Welded high-strength bolts are recently being applied to automobile part fixations, and it is important to clarify their fatigue behaviours and to carry out the fatigue strength designs for preventing fatigue failures. Using the spot and full-circled welded bracket samples in four kinds of weld shapes, bending fatigue strength properties of welded high-strength bolt structures were examined. Factors affecting fatigue to failure, such as weld bead shapes and metal structures, were identified through local stress measurements with strain gauges and X-ray diffractions, microscope observations and chemical composition analyses, as well as stress concentrations of finite element method computational simulation. Differences of bending fatigue strengths at 2 × 105 cycles in welded bolt structure samples when based on nominal stress are 15% to 60% compared with the bolt itself. Fatigue strengths corresponded to four kinds of fracture modes and did not decline greatly in the full-circled welded structure.
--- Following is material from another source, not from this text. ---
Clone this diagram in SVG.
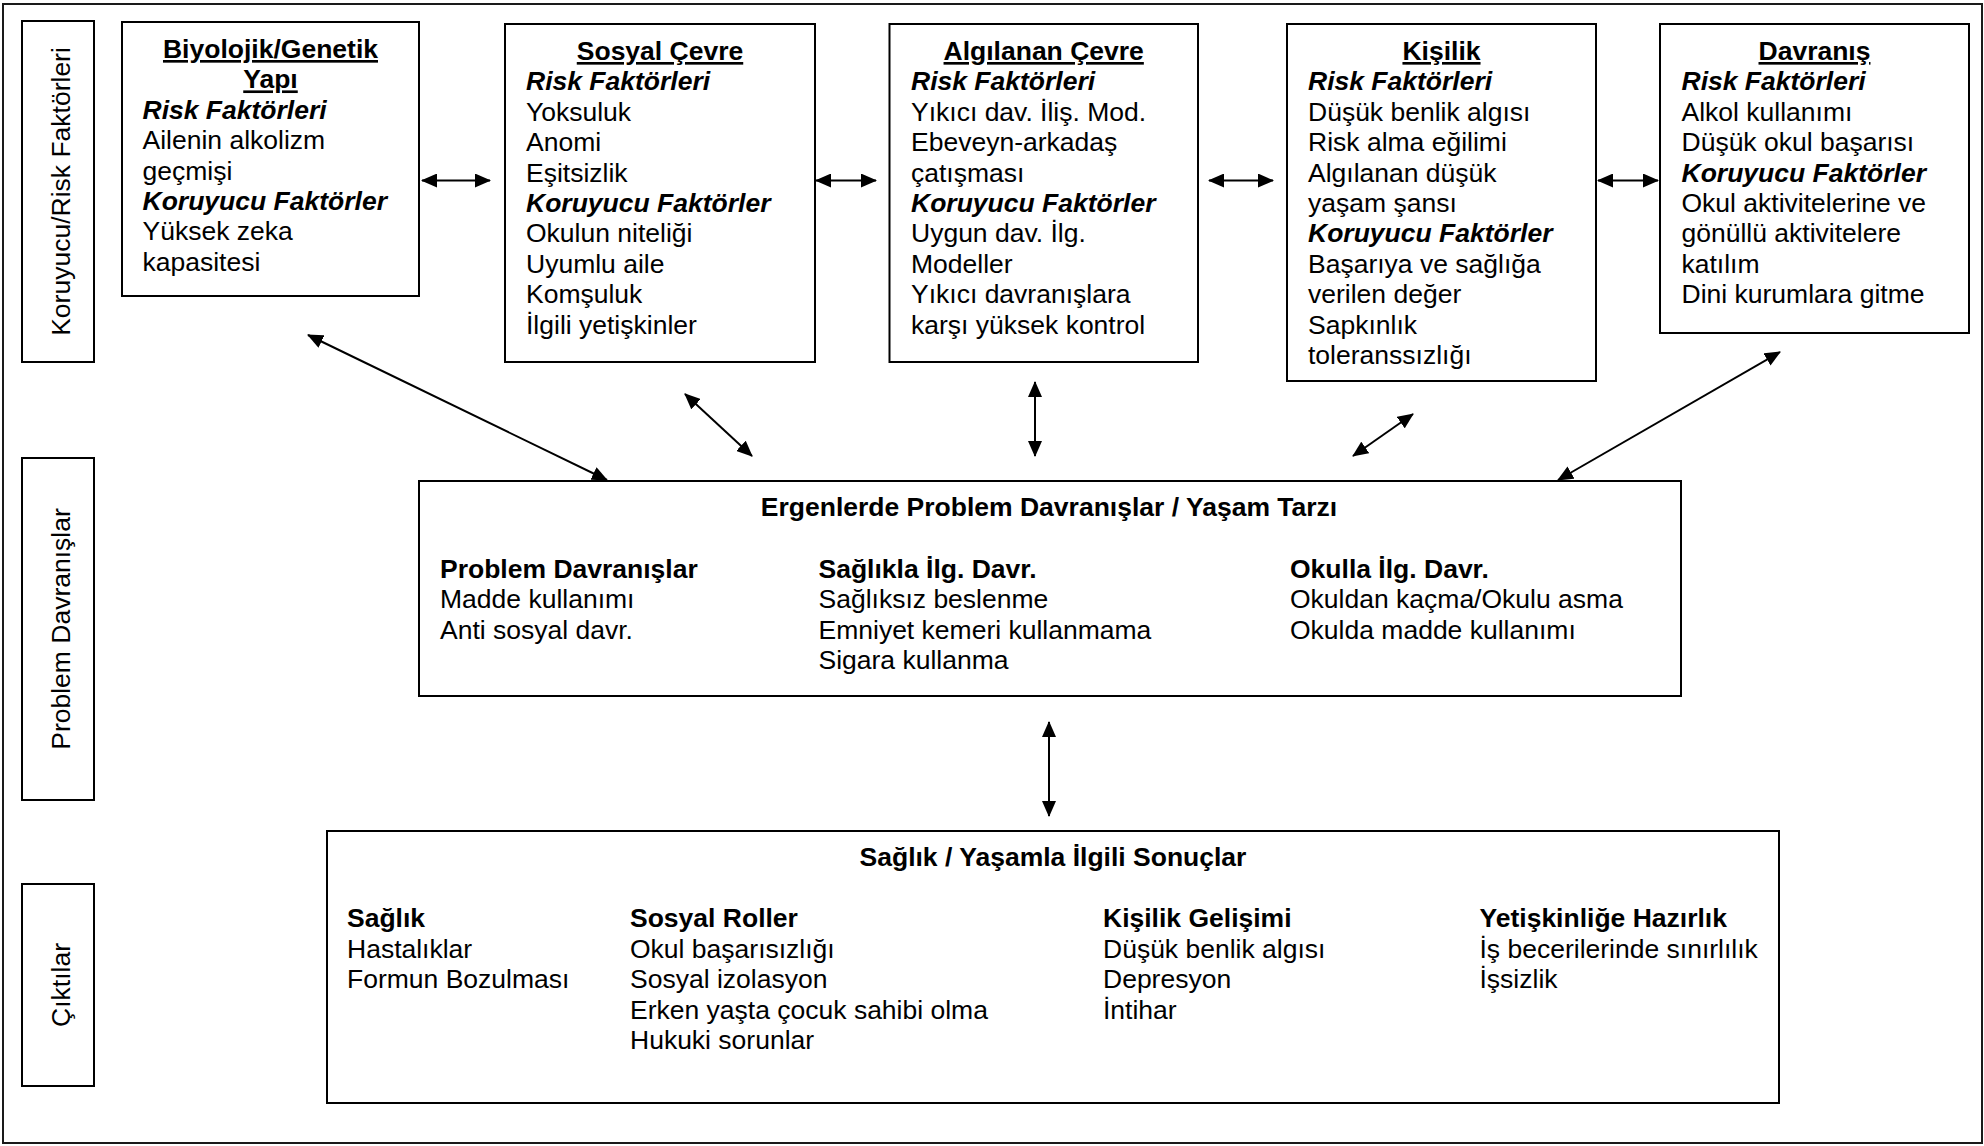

The spot P sample, in which the connecting line between the two centres of the weld beads was perpendicular to the load direction, has higher strength due to the crack initiating from the weld zone of the gap between the plate and the bolt flange which has hard mixed phases of ferrite + martensite + bainite with high fatigue resistance, and its strength divided by weld length does not deteriorate. The strengths and fracture modes were analysed from the viewpoints of the shape effect relating to the stress concentration and residual stress and the material effect relating to the microstructure of the weld as well.